**GOAL OF THE EXERCISE:** Leave out the pictures, then reproduce the rest of the material exactly.

**DATA SECTION:**
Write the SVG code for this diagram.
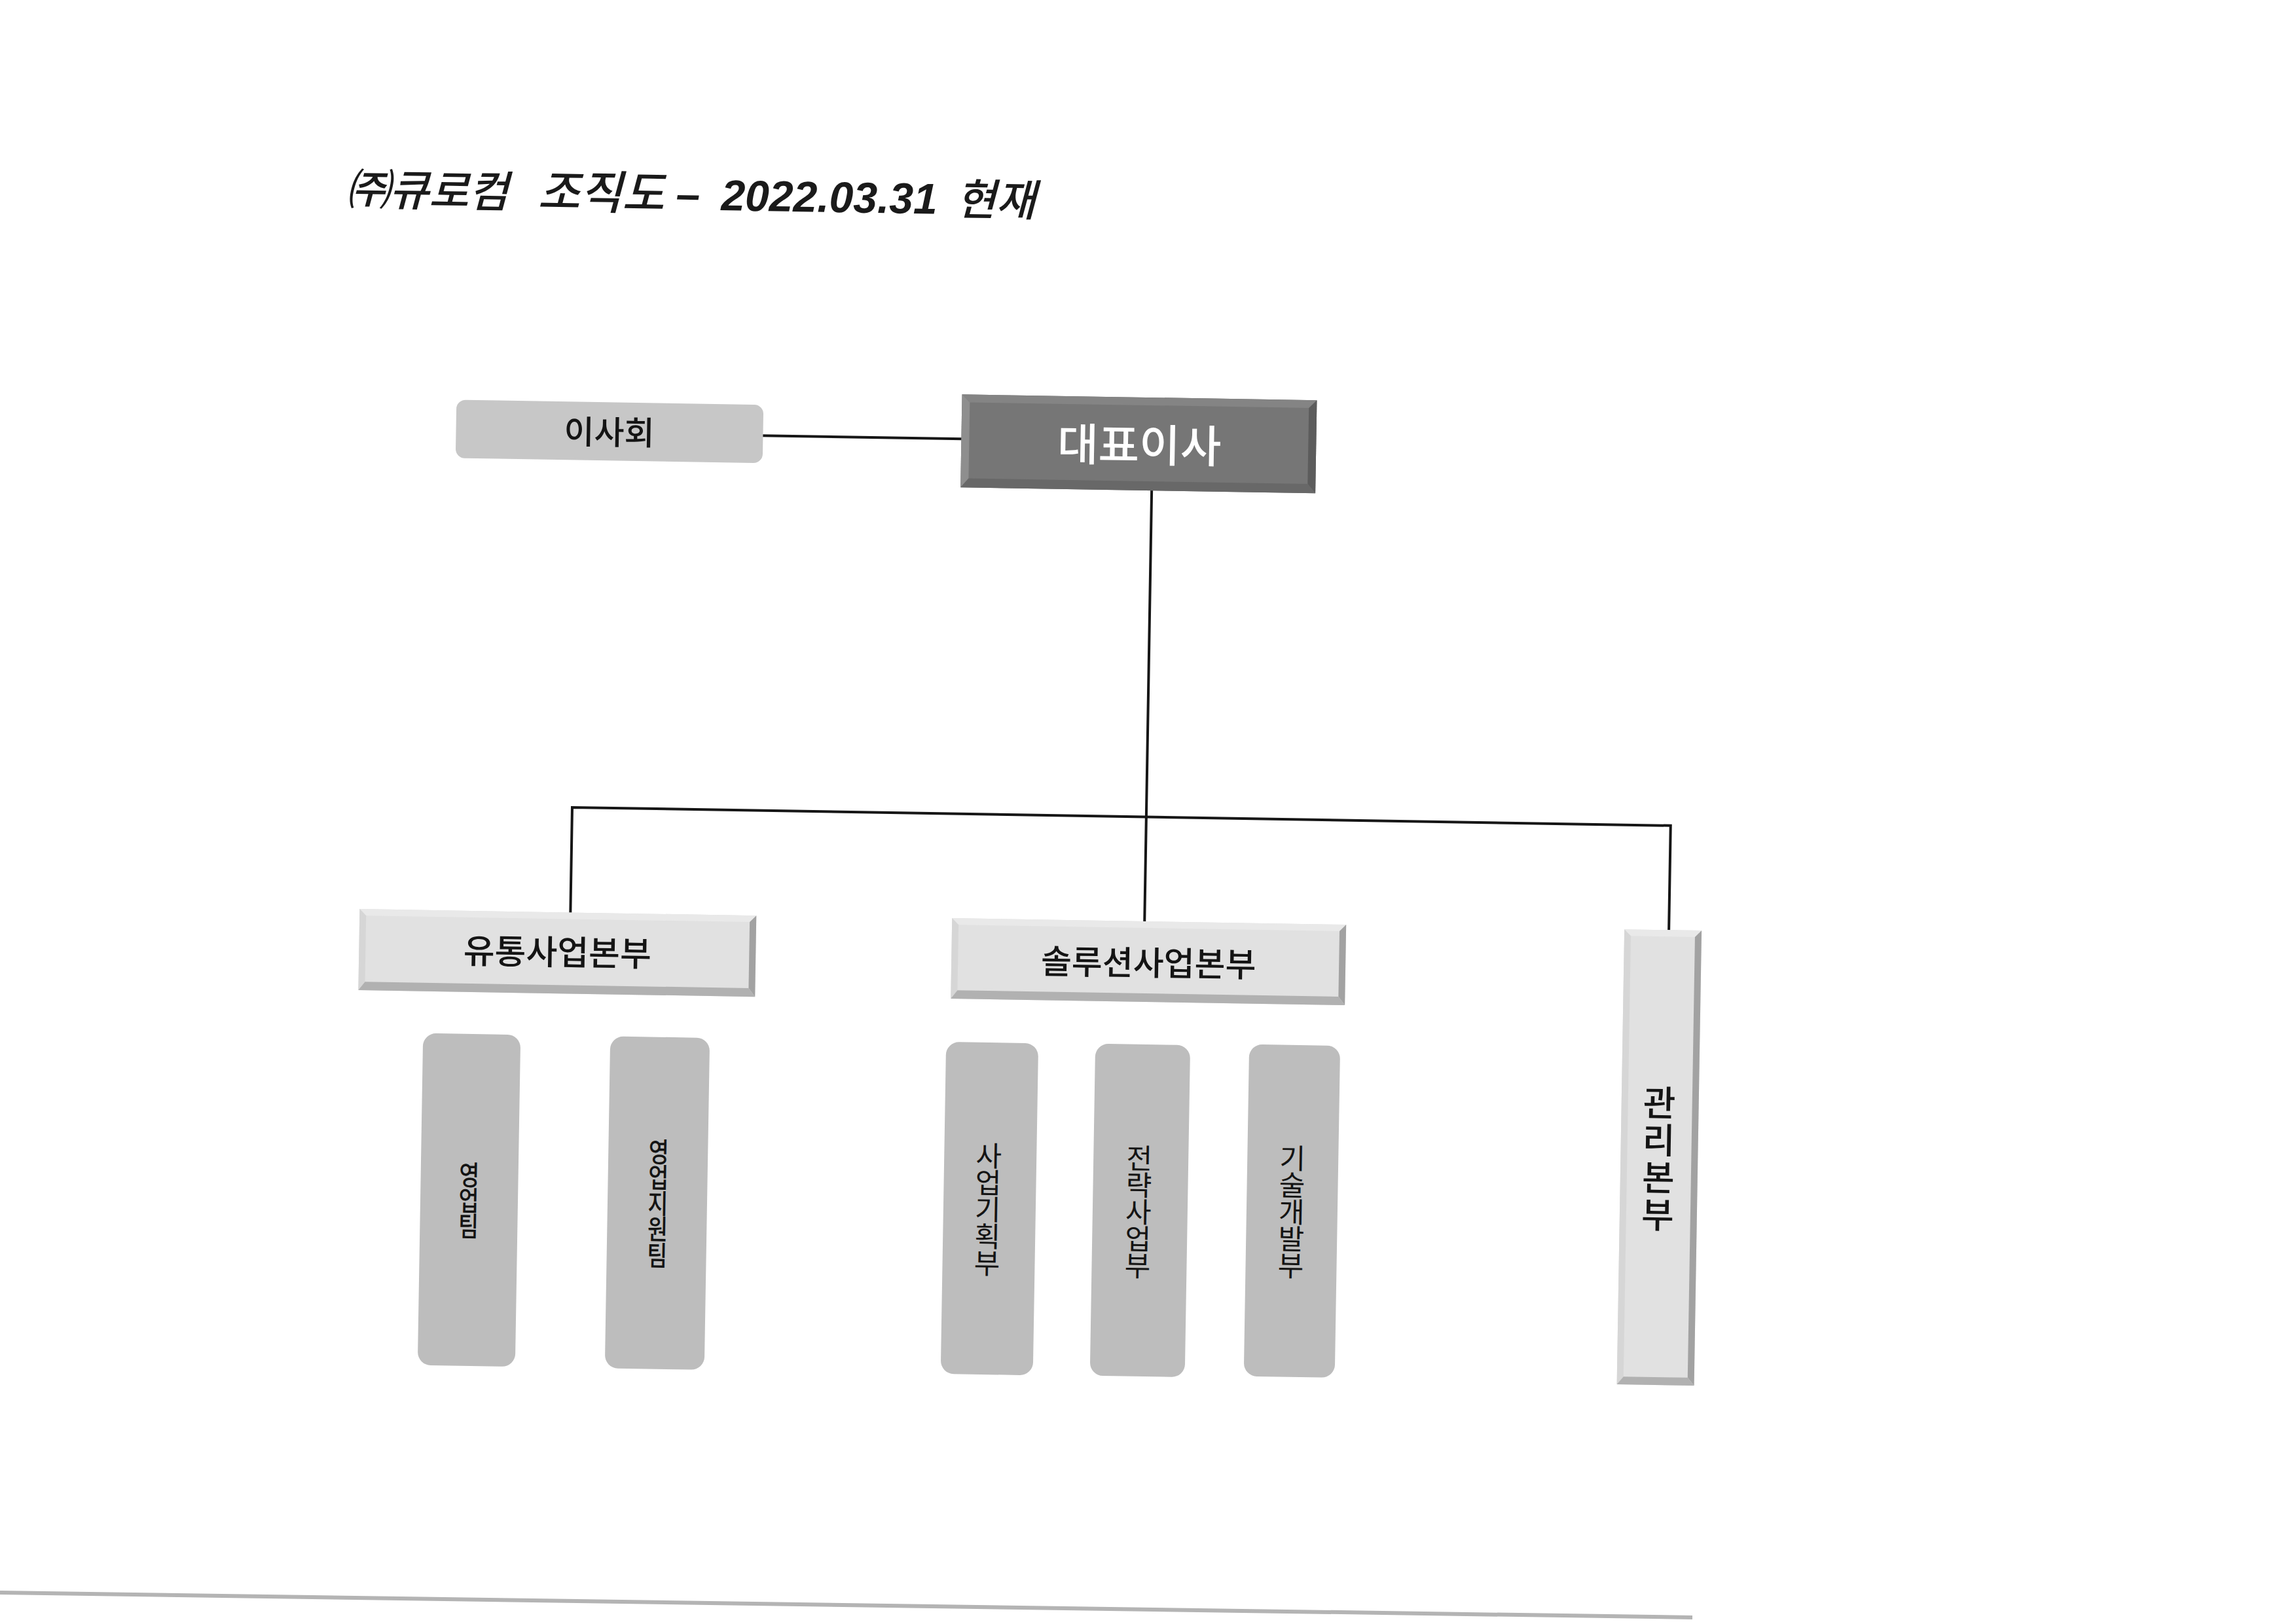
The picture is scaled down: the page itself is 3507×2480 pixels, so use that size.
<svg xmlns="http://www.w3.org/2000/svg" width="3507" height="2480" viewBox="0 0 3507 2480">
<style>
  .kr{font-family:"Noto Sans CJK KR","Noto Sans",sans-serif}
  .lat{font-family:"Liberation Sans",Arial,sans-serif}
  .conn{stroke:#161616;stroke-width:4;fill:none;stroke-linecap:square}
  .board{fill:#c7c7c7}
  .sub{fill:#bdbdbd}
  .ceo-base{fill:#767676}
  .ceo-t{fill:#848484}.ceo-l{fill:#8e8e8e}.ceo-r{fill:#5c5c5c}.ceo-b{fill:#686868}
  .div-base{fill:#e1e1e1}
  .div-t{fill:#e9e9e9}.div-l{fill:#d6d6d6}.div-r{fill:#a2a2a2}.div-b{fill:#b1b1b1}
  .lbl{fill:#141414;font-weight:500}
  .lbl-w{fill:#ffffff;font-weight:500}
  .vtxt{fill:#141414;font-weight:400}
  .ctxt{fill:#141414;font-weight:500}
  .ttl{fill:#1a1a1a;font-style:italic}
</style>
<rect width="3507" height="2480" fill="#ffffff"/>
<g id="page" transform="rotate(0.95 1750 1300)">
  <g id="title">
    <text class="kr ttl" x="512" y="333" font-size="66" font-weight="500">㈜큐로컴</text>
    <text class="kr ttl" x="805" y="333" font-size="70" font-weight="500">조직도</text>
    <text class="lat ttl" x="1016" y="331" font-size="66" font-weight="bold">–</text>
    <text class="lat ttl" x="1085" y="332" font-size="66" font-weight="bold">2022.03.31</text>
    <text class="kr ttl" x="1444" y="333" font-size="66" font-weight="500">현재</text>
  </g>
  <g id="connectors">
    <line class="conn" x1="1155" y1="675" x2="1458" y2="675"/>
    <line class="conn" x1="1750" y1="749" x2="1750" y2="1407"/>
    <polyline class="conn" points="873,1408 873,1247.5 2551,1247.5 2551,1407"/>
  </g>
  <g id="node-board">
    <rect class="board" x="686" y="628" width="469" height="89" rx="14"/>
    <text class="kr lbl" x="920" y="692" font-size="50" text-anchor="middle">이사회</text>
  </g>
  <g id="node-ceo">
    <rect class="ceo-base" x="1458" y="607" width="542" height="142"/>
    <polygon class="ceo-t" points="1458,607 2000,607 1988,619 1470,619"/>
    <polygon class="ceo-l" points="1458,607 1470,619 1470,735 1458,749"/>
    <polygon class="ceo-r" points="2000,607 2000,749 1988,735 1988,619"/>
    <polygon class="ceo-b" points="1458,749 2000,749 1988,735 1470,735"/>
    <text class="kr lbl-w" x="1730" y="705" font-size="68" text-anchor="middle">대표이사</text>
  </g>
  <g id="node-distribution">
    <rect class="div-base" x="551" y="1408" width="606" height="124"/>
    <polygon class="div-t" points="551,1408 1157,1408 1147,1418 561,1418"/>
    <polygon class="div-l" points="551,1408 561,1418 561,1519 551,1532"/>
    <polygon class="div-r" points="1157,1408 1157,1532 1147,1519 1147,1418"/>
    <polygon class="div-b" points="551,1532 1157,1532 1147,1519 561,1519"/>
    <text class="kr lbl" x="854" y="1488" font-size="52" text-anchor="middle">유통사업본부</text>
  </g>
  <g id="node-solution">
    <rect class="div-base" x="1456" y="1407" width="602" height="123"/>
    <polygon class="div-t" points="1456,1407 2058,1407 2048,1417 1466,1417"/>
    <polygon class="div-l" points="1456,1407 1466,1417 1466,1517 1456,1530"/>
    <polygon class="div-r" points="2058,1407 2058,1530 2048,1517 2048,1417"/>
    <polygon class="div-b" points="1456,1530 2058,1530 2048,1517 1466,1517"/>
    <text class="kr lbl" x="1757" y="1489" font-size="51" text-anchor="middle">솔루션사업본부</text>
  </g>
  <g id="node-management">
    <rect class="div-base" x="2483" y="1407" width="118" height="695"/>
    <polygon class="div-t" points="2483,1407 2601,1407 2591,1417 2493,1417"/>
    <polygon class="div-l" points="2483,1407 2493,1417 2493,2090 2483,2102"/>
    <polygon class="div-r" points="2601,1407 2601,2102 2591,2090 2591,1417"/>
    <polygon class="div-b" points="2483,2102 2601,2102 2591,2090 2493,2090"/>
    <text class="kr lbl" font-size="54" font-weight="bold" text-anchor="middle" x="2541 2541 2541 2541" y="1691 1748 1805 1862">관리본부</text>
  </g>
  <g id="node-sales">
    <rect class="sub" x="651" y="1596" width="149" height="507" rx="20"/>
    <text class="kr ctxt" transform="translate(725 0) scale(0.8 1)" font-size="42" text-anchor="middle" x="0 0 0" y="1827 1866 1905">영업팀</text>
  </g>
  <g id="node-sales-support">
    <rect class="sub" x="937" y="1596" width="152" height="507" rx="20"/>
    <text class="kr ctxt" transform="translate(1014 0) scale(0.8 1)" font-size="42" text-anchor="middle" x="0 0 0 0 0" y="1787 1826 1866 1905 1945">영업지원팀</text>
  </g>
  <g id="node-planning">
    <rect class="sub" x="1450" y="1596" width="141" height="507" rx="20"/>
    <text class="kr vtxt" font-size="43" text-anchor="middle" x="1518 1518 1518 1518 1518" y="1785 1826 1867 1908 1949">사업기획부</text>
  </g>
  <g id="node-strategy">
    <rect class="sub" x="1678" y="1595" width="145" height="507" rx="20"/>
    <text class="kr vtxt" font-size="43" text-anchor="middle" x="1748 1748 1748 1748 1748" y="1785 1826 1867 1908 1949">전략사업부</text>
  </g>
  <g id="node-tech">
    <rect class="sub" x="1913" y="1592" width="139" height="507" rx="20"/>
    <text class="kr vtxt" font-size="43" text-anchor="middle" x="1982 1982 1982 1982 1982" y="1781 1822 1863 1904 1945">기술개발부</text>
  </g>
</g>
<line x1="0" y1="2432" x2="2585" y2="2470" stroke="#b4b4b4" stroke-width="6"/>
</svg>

**WRITTEN SOLUTION:**
Write the SVG code for this diagram.
The picture is scaled down: the page itself is 3507×2480 pixels, so use that size.
<svg xmlns="http://www.w3.org/2000/svg" width="3507" height="2480" viewBox="0 0 3507 2480">
<style>
  .kr{font-family:"Noto Sans CJK KR","Noto Sans",sans-serif}
  .lat{font-family:"Liberation Sans",Arial,sans-serif}
  .conn{stroke:#161616;stroke-width:4;fill:none;stroke-linecap:square}
  .board{fill:#c7c7c7}
  .sub{fill:#bdbdbd}
  .ceo-base{fill:#767676}
  .ceo-t{fill:#848484}.ceo-l{fill:#8e8e8e}.ceo-r{fill:#5c5c5c}.ceo-b{fill:#686868}
  .div-base{fill:#e1e1e1}
  .div-t{fill:#e9e9e9}.div-l{fill:#d6d6d6}.div-r{fill:#a2a2a2}.div-b{fill:#b1b1b1}
  .lbl{fill:#141414;font-weight:500}
  .lbl-w{fill:#ffffff;font-weight:500}
  .vtxt{fill:#141414;font-weight:400}
  .ctxt{fill:#141414;font-weight:500}
  .ttl{fill:#1a1a1a;font-style:italic}
</style>
<rect width="3507" height="2480" fill="#ffffff"/>
<g id="page" transform="rotate(0.95 1750 1300)">
  <g id="title">
    <text class="kr ttl" x="512" y="333" font-size="66" font-weight="500">㈜큐로컴</text>
    <text class="kr ttl" x="805" y="333" font-size="70" font-weight="500">조직도</text>
    <text class="lat ttl" x="1016" y="331" font-size="66" font-weight="bold">–</text>
    <text class="lat ttl" x="1085" y="332" font-size="66" font-weight="bold">2022.03.31</text>
    <text class="kr ttl" x="1444" y="333" font-size="66" font-weight="500">현재</text>
  </g>
  <g id="connectors">
    <line class="conn" x1="1155" y1="675" x2="1458" y2="675"/>
    <line class="conn" x1="1750" y1="749" x2="1750" y2="1407"/>
    <polyline class="conn" points="873,1408 873,1247.5 2551,1247.5 2551,1407"/>
  </g>
  <g id="node-board">
    <rect class="board" x="686" y="628" width="469" height="89" rx="14"/>
    <text class="kr lbl" x="920" y="692" font-size="50" text-anchor="middle">이사회</text>
  </g>
  <g id="node-ceo">
    <rect class="ceo-base" x="1458" y="607" width="542" height="142"/>
    <polygon class="ceo-t" points="1458,607 2000,607 1988,619 1470,619"/>
    <polygon class="ceo-l" points="1458,607 1470,619 1470,735 1458,749"/>
    <polygon class="ceo-r" points="2000,607 2000,749 1988,735 1988,619"/>
    <polygon class="ceo-b" points="1458,749 2000,749 1988,735 1470,735"/>
    <text class="kr lbl-w" x="1730" y="705" font-size="68" text-anchor="middle">대표이사</text>
  </g>
  <g id="node-distribution">
    <rect class="div-base" x="551" y="1408" width="606" height="124"/>
    <polygon class="div-t" points="551,1408 1157,1408 1147,1418 561,1418"/>
    <polygon class="div-l" points="551,1408 561,1418 561,1519 551,1532"/>
    <polygon class="div-r" points="1157,1408 1157,1532 1147,1519 1147,1418"/>
    <polygon class="div-b" points="551,1532 1157,1532 1147,1519 561,1519"/>
    <text class="kr lbl" x="854" y="1488" font-size="52" text-anchor="middle">유통사업본부</text>
  </g>
  <g id="node-solution">
    <rect class="div-base" x="1456" y="1407" width="602" height="123"/>
    <polygon class="div-t" points="1456,1407 2058,1407 2048,1417 1466,1417"/>
    <polygon class="div-l" points="1456,1407 1466,1417 1466,1517 1456,1530"/>
    <polygon class="div-r" points="2058,1407 2058,1530 2048,1517 2048,1417"/>
    <polygon class="div-b" points="1456,1530 2058,1530 2048,1517 1466,1517"/>
    <text class="kr lbl" x="1757" y="1489" font-size="51" text-anchor="middle">솔루션사업본부</text>
  </g>
  <g id="node-management">
    <rect class="div-base" x="2483" y="1407" width="118" height="695"/>
    <polygon class="div-t" points="2483,1407 2601,1407 2591,1417 2493,1417"/>
    <polygon class="div-l" points="2483,1407 2493,1417 2493,2090 2483,2102"/>
    <polygon class="div-r" points="2601,1407 2601,2102 2591,2090 2591,1417"/>
    <polygon class="div-b" points="2483,2102 2601,2102 2591,2090 2493,2090"/>
    <text class="kr lbl" font-size="54" font-weight="bold" text-anchor="middle" x="2541 2541 2541 2541" y="1691 1748 1805 1862">관리본부</text>
  </g>
  <g id="node-sales">
    <rect class="sub" x="651" y="1596" width="149" height="507" rx="20"/>
    <text class="kr ctxt" transform="translate(725 0) scale(0.8 1)" font-size="42" text-anchor="middle" x="0 0 0" y="1827 1866 1905">영업팀</text>
  </g>
  <g id="node-sales-support">
    <rect class="sub" x="937" y="1596" width="152" height="507" rx="20"/>
    <text class="kr ctxt" transform="translate(1014 0) scale(0.8 1)" font-size="42" text-anchor="middle" x="0 0 0 0 0" y="1787 1826 1866 1905 1945">영업지원팀</text>
  </g>
  <g id="node-planning">
    <rect class="sub" x="1450" y="1596" width="141" height="507" rx="20"/>
    <text class="kr vtxt" font-size="43" text-anchor="middle" x="1518 1518 1518 1518 1518" y="1785 1826 1867 1908 1949">사업기획부</text>
  </g>
  <g id="node-strategy">
    <rect class="sub" x="1678" y="1595" width="145" height="507" rx="20"/>
    <text class="kr vtxt" font-size="43" text-anchor="middle" x="1748 1748 1748 1748 1748" y="1785 1826 1867 1908 1949">전략사업부</text>
  </g>
  <g id="node-tech">
    <rect class="sub" x="1913" y="1592" width="139" height="507" rx="20"/>
    <text class="kr vtxt" font-size="43" text-anchor="middle" x="1982 1982 1982 1982 1982" y="1781 1822 1863 1904 1945">기술개발부</text>
  </g>
</g>
<line x1="0" y1="2432" x2="2585" y2="2470" stroke="#b4b4b4" stroke-width="6"/>
</svg>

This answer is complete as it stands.